Books Four, Five and Six, “The Saga of Svein ‘the Old’ Ivarson“, “The Saga of Valdamar ‘the Great’ Sveinson” and “The Saga of Sweyn ‘Forkbeard’ Ivarson” demonstrate how Prince Sviatoslav ‘the Brave’ of Kiev was really Prince Svein Ivarson of Kiev, who later moved to Norway and fought to become King Sweyn ‘Forkbeard’ of Denmark and England.  But before being forced out of Russia, the Swine Prince sated his battle lust by crushing the Khazars and attacking the great great grandfather of Vlad the Impaler in a bloody campaign into the Heart of Darkness of Wallachia that seemed to herald the coming of the Four Horsemen of the Apocalypse with the 666 Salute of the Army of the Impalers.  The campaign was so mortifying that the fifteen thousand pounds of gold that the Emperor of Constantinople paid him to attack the Army of the Impalers seemed not nearly enough, so Prince Svein attacked the Eastern Roman Empire itself.  He came so close to defeating the greatest empire in the world, that later Danish Christian Kings would call his saga, and the sagas of his kin, “The Lying Sagas of Denmark” and would set out to destroy them, claiming that, “true Christians will never read this saga”.

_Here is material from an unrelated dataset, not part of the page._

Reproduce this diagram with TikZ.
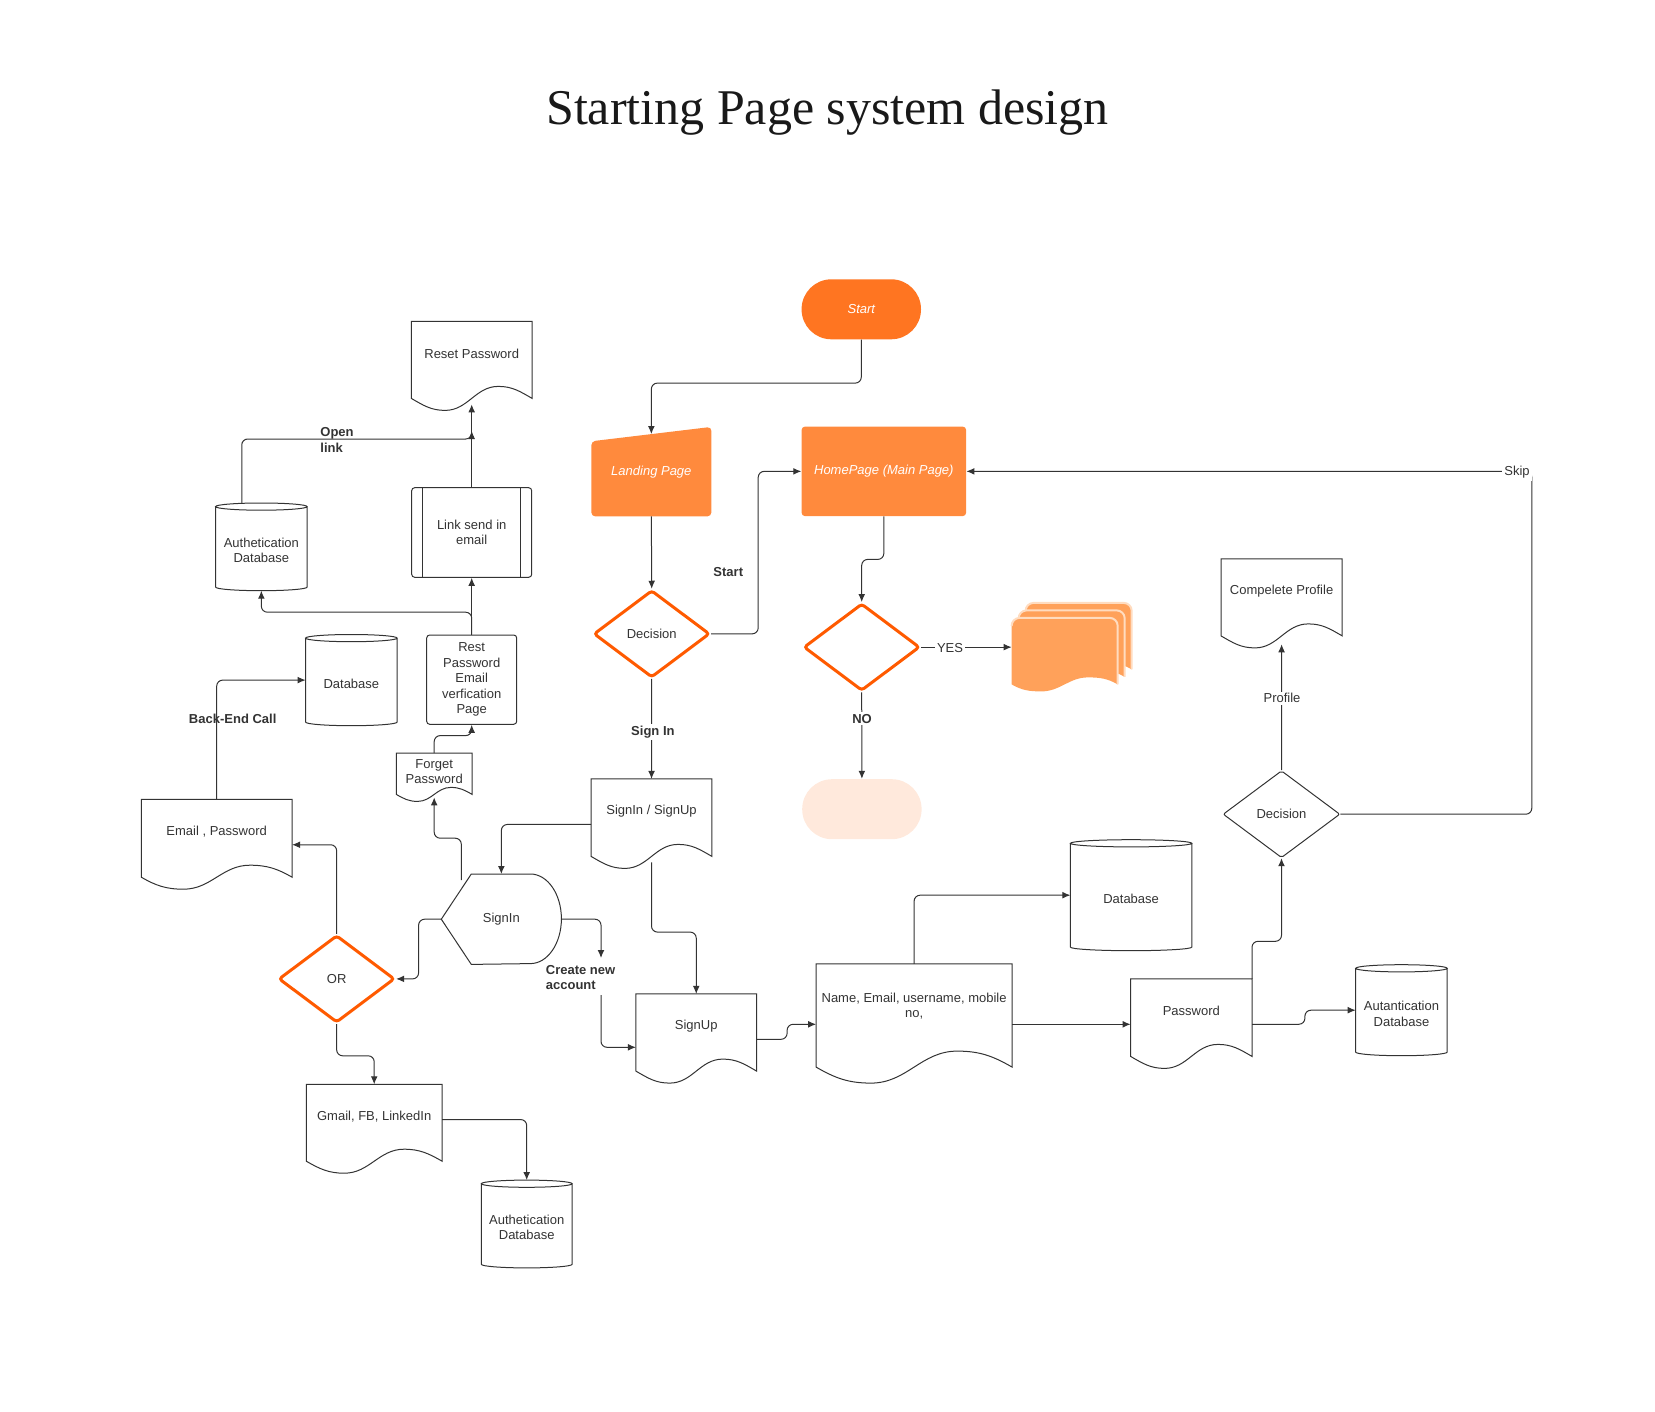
\documentclass[tikz,border=0pt]{standalone}
\usepackage{fontspec}
\setmainfont{Liberation Sans}
\newfontfamily\titlefont{Liberation Serif}
\usepackage{tikz}
\usetikzlibrary{shapes.geometric,arrows.meta,calc,backgrounds}
\definecolor{ink}{HTML}{333333}
\definecolor{startorange}{HTML}{FF7521}
\definecolor{pageorange}{HTML}{FF8A3D}
\definecolor{stackorange}{HTML}{FFA15A}
\definecolor{stackline}{HTML}{FFDCC0}
\definecolor{decorange}{HTML}{FF5A00}
\definecolor{endpeach}{HTML}{FFE9DC}

\newcommand{\docwave}[3][]{%
 \draw[shapeline,#1] (#2.south west) -- (#2.north west) -- (#2.north east) -- (#2.south east)
  to[out=150,in=0] ($(#2.south west)!0.72!(#2.south east)+(0,-#3)$)
  to[out=180,in=0] ($(#2.south west)!0.28!(#2.south east)+(0,#3)$)
  to[out=180,in=-30] (#2.south west) -- cycle;}
\newcommand{\stackwave}[2]{%
 \fill[stackorange] (#1.south west) -- ([yshift=-4pt]#1.north west) arc[start angle=180,end angle=90,radius=4pt]
  -- ([xshift=-4pt]#1.north east) arc[start angle=90,end angle=0,radius=4pt] -- (#1.south east)
  to[out=150,in=0] ($(#1.south west)!0.72!(#1.south east)+(0,-#2)$)
  to[out=180,in=0] ($(#1.south west)!0.28!(#1.south east)+(0,#2)$)
  to[out=180,in=-30] (#1.south west) -- cycle;
 \draw[stackline, line width=1pt] ([yshift=-4pt]#1.north west) arc[start angle=180,end angle=90,radius=4pt]
  -- ([xshift=-4pt]#1.north east) arc[start angle=90,end angle=0,radius=4pt] -- (#1.south east);}
\newcommand{\dbdraw}[1]{%
 \draw[shapeline] let \p1=($(#1.east)-(#1.west)$) in
  (#1.north west) -- (#1.south west) arc[start angle=180,end angle=360,x radius=0.5*\x1,y radius=1.8pt] -- (#1.north east)
  (#1.north) ellipse[x radius=0.5*\x1,y radius=1.8pt];}

\begin{document}
\begin{tikzpicture}[x=0.5pt,y=-0.5pt,
 >={Latex[length=4pt,width=3.4pt]},
 every node/.style={font=\fontsize{6.5}{7.8}\selectfont, text=ink},
 shapeline/.style={draw=ink, line width=0.5pt},
 conn/.style={draw=ink, line width=0.5pt, rounded corners=3pt},
 docbox/.style={rectangle, inner sep=0pt},
 doctxt/.style={align=center, yshift=3.2pt},
 dbbox/.style={rectangle, inner sep=0pt},
 dbtxt/.style={align=center, yshift=-1.75pt},
 orangedec/.style={diamond, aspect=1.33, draw=decorange, line width=1.5pt, rounded corners=1.5pt, minimum width=58pt, minimum height=43.6pt, inner sep=0pt},
 plaindec/.style={diamond, aspect=1.33, draw=ink, line width=0.5pt, rounded corners=1pt, minimum width=58.4pt, minimum height=43.5pt, inner sep=0pt},
 orangebox/.style={rectangle, fill=pageorange, rounded corners=1.5pt, text=white, font=\fontsize{6.5}{7.8}\selectfont\itshape},
 terminal/.style={rectangle, rounded corners=14.9pt, minimum width=59.7pt, minimum height=30pt, inner sep=0pt},
 procbox/.style={rectangle, draw=ink, line width=0.5pt, rounded corners=1.5pt, align=center, inner sep=0pt},
 lbl/.style={font=\fontsize{6.5}{7.8}\selectfont\bfseries, inner sep=1pt},
 tag/.style={fill=white, inner sep=1pt}]
 \useasboundingbox (0,0) rectangle (1655,1412);

 \node[font=\titlefont\fontsize{25}{30}\selectfont, text=black!90] (title) at (827.5,113) {Starting Page system design};

 \node[terminal, fill=startorange, text=white, font=\fontsize{6.5}{7.8}\selectfont\itshape] (start) at (861.3,309.3) {Start};
 \node[rectangle, inner sep=0pt, minimum width=59.65pt, minimum height=44.35pt, text=white, font=\fontsize{6.5}{7.8}\selectfont\itshape] (landing) at (651.35,471.65) {Landing Page};
 \begin{scope}[on background layer]
  \fill[pageorange, rounded corners=2pt] ([yshift=-7.2pt]landing.north west) -- (landing.north east) -- (landing.south east) -- (landing.south west) -- cycle;
 \end{scope}
 \coordinate (landtop) at ($(landing.north)+(0,7.2)$);
 \node[orangebox, minimum width=82.15pt, minimum height=44.65pt] (home) at (883.85,471.35) {HomePage (Main Page)};
 \node[orangedec] (decone) at (651.7,633.85) {Decision};
 \node[orangedec] (dectwo) at (861.7,647.15) {};
 \node[terminal, fill=endpeach] (noterm) at (861.9,809.2) {};
 \node[plaindec] (decthree) at (1281.5,814.2) {Decision};
 \node[orangedec] (ordec) at (336.65,978.9) {OR};

 \node[docbox, minimum width=52.65pt, minimum height=32.85pt] (stackc) at (1078.65,636.15) {};
 \node[docbox, minimum width=52.65pt, minimum height=32.85pt] (stackb) at (1071.65,643.65) {};
 \node[docbox, minimum width=52.65pt, minimum height=32.85pt] (stack) at (1064.65,651.15) {};
 \stackwave{stackc}{7}
 \stackwave{stackb}{7}
 \stackwave{stack}{7}

 \node[docbox, minimum width=60pt, minimum height=38.15pt, label={[doctxt]center:Reset Password}] (resetpw) at (471.7,359.85) {};
 \node[docbox, minimum width=75pt, minimum height=38.55pt, label={[doctxt]center:{Email , Password}}] (email) at (216.7,838.25) {};
 \node[docbox, minimum width=37.5pt, minimum height=20.3pt, label={[doctxt, yshift=-2.2pt]center:Forget\\Password}] (forgot) at (434.2,773.7) {};
 \node[docbox, minimum width=67.5pt, minimum height=38.05pt, label={[doctxt]center:{Gmail, FB, LinkedIn}}] (gmail) at (374.2,1122.75) {};
 \node[docbox, minimum width=60pt, minimum height=38.35pt, label={[doctxt]center:SignIn / SignUp}] (signinup) at (651.5,817.65) {};
 \node[docbox, minimum width=59.95pt, minimum height=38.2pt, label={[doctxt]center:SignUp}] (signup) at (696.25,1032.5) {};
 \node[docbox, minimum width=97.6pt, minimum height=51.2pt, label={[doctxt, yshift=1.5pt]center:{Name, Email, username, mobile\\no,}}] (name) at (914.1,1015.5) {};
 \node[docbox, minimum width=60.3pt, minimum height=38.35pt, label={[doctxt]center:Password}] (password) at (1191.3,1017.65) {};
 \node[docbox, minimum width=60.2pt, minimum height=38.1pt, label={[doctxt]center:Compelete Profile}] (complete) at (1281.6,597.4) {};
 \docwave{resetpw}{12}
 \docwave{email}{12}
 \docwave{forgot}{7}
 \docwave{gmail}{12}
 \docwave{signinup}{12}
 \docwave{signup}{12}
 \docwave{name}{16}
 \docwave{password}{12}
 \docwave{complete}{12}

 \node[dbbox, minimum width=45.35pt, minimum height=39.85pt, label={[dbtxt]center:Authetication\\Database}] (authtop) at (261.35,546.85) {};
 \node[dbbox, minimum width=45.35pt, minimum height=41.6pt, label={[dbtxt]center:Database}] (dbleft) at (351.35,680.1) {};
 \node[dbbox, minimum width=45pt, minimum height=39.9pt, label={[dbtxt]center:Authetication\\Database}] (authbot) at (526.7,1224) {};
 \node[dbbox, minimum width=60.3pt, minimum height=51.5pt, label={[dbtxt]center:Database}] (dbright) at (1131.1,895.2) {};
 \node[dbbox, minimum width=45.35pt, minimum height=41.5pt, label={[dbtxt]center:Autantication\\Database}] (autdb) at (1401.45,1010.2) {};
 \dbdraw{authtop}
 \dbdraw{dbleft}
 \dbdraw{authbot}
 \dbdraw{dbright}
 \dbdraw{autdb}

 \node[procbox, minimum width=60pt, minimum height=44.8pt] (linksend) at (471.7,532.5) {Link send in\\email};
 \draw[shapeline] ([xshift=5.8pt]linksend.north west) -- ([xshift=5.8pt]linksend.south west)
  ([xshift=-5.8pt]linksend.north east) -- ([xshift=-5.8pt]linksend.south east);
 \node[procbox, minimum width=45pt, minimum height=44.65pt] (restpage) at (471.7,679.65) {Rest\\Password\\Email\\verfication\\Page};

 \node[rectangle, inner sep=0pt, minimum width=59.65pt, minimum height=44.8pt] (signin) at (501.35,919.2) {SignIn};
 \draw[shapeline] (signin.west) -- ([xshift=15pt]signin.north west) -- ([xshift=-15.5pt]signin.north east)
  arc[start angle=90,end angle=-90,x radius=15.5pt,y radius=22.4pt] -- ([xshift=15pt]signin.south west) -- cycle;

 \coordinate (openend) at (471.7,431);
 \coordinate (crtop) at (601,958);
 \coordinate (crbot) at (601,995);

 \draw[conn,->] (start.south) -- ++(0,43.4) -| (landtop);
 \draw[conn,->] (landing.south) -- (decone.north);
 \draw[conn,->] (decone.east) -- ++(47,0) |- (home.west);
 \draw[conn,->] (home.south) -- ++(0,43) -| (dectwo.north);
 \draw[conn,->] (dectwo.east) -- (dectwo.east -| stack.west);
 \draw[conn,->] (dectwo.south) -- (noterm.north);
 \draw[conn,->] (decone.south) -- (signinup.north);
 \draw[conn,->] ([yshift=-3.4pt]signinup.west) -| (signin.north);
 \draw[conn,->] (signin.west) -- ++(-22.7,0) |- (ordec.east);
 \draw[conn,->] (ordec.north) |- ([yshift=-3.25pt]email.east);
 \draw[conn,->] (ordec.south) -- ++(0,31.8) -| (gmail.north);
 \draw[conn,->] ([yshift=1.6pt]gmail.east) -| ([yshift=1.8pt]authbot.north);
 \draw[conn,->] (email.north) |- (dbleft.west);
 \draw[conn,->] ($(signin.north west)+(20,6)$) -- ++(0,-41.8) -| ([yshift=-1.5pt]forgot.south);
 \draw[conn,->] (forgot.north) -- ++(0,-17.4) -| (restpage.south);
 \draw[conn,->] (restpage.north) -- (linksend.south);
 \draw[conn,->] (restpage.north) -- ++(0,-22.3) -| ([yshift=-1.8pt]authtop.south);
 \draw[conn,->] (linksend.north) -- ([yshift=-3pt]resetpw.south);
 \draw[conn,->] ([xshift=-9.8pt,yshift=1.8pt]authtop.north) -- ++(0,-64) -| (openend);
 \draw[conn,->] (signin.east) -| (crtop);
 \draw[conn,->] (crbot) |- ($(signup.west)+(0,14.8)$);
 \draw[conn,->] ([yshift=-3pt]signinup.south) -- ++(0,69.7) -| (signup.north);
 \draw[conn,->] ([yshift=-3.4pt]signup.east) -- ++(30.5,0) |- ($(name.west)+(0,8.8)$);
 \draw[conn,->] (name.north) |- (dbright.west);
 \draw[conn,->] ($(name.east)+(0,8.8)$) -- ($(name.east -| password.west)+(0,8.8)$);
 \draw[conn,->] ([yshift=-3.3pt]password.east) -- ++(52.9,0) |- (autdb.west);
 \draw[conn,->] (password.north east) -- ++(0,-37.6) -| (decthree.south);
 \draw[conn,->] (decthree.north) -- ([yshift=-4.2pt]complete.south);
 \draw[conn,->] (decthree.east) -- ++(191.4,0) |- (home.east);

 \node[lbl, align=left, anchor=west] (openlbl) at (318,439.7) {Open\\link};
 \node[lbl] (backlbl) at (232.7,719) {Back-End Call};
 \node[lbl] (startlbl) at (728.3,571.7) {Start};
 \node[lbl, fill=white] (signlbl) at (652.9,731.7) {Sign In};
 \node[lbl, align=left, anchor=west] (createlbl) at (543.5,977.7) {Create new\\account};
 \node[lbl, fill=white] (nolbl) at (862,718.8) {NO};
 \node[tag] (yeslbl) at (950,647.7) {YES};
 \node[tag] (profilelbl) at (1282,698.3) {Profile};
 \node[tag] (skiplbl) at (1517,472.5) {Skip};
\end{tikzpicture}
\end{document}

Book Seven, “The Saga of Canute ‘the Great’ Sweynson”, establishes how Grand Prince Vladimir ‘the Great’ of Kiev was also known as Prince Valdamar Sveinson of Gardar, who supported his father, Sweyn ‘Forkbeard’, in attacks upon England and later became King Canute ‘the Great’ of England and also King Knute ‘the Great’ of Denmark and Norway.  Unlike his father, he came to the aid of a Roman Emperor, leading six thousand picked Varangian cataphracts against Anatolian rebels, and was rewarded with the hand of Princess Anna Porphyrogennetos, a true Roman Princess born of the purple who could trace her bloodline back to Julius and Augustus Caesar.  She was called Czarina, and after her, all Rus’ Grand Princes were called Czars and their offspring were sought matrimonially by European royalty.

Conclusion:

By recreating the lives of four generations of Russian Princes and exhibiting how each generation, in succession, later ascended to their inherited thrones in Denmark, the author proves the parallels of the dual rules of Russian Princes and Danish Kings to be cumulatively more than just coincidence.  And the author proves that the Danish Kings Harde Knute I, Gorm ‘the Old’ and Harald ‘Bluetooth’ Gormson/Sweyn ‘Forkbeard’ were not Stranger Kings, but were Danes of the Old Jelling Skioldung Fridlief/Frodi line of kings who only began their princely careers in Rus’ and returned to their kingly duties in Denmark with a lot of Byzantine Roman ideas and heavy cavalry and cataphracts.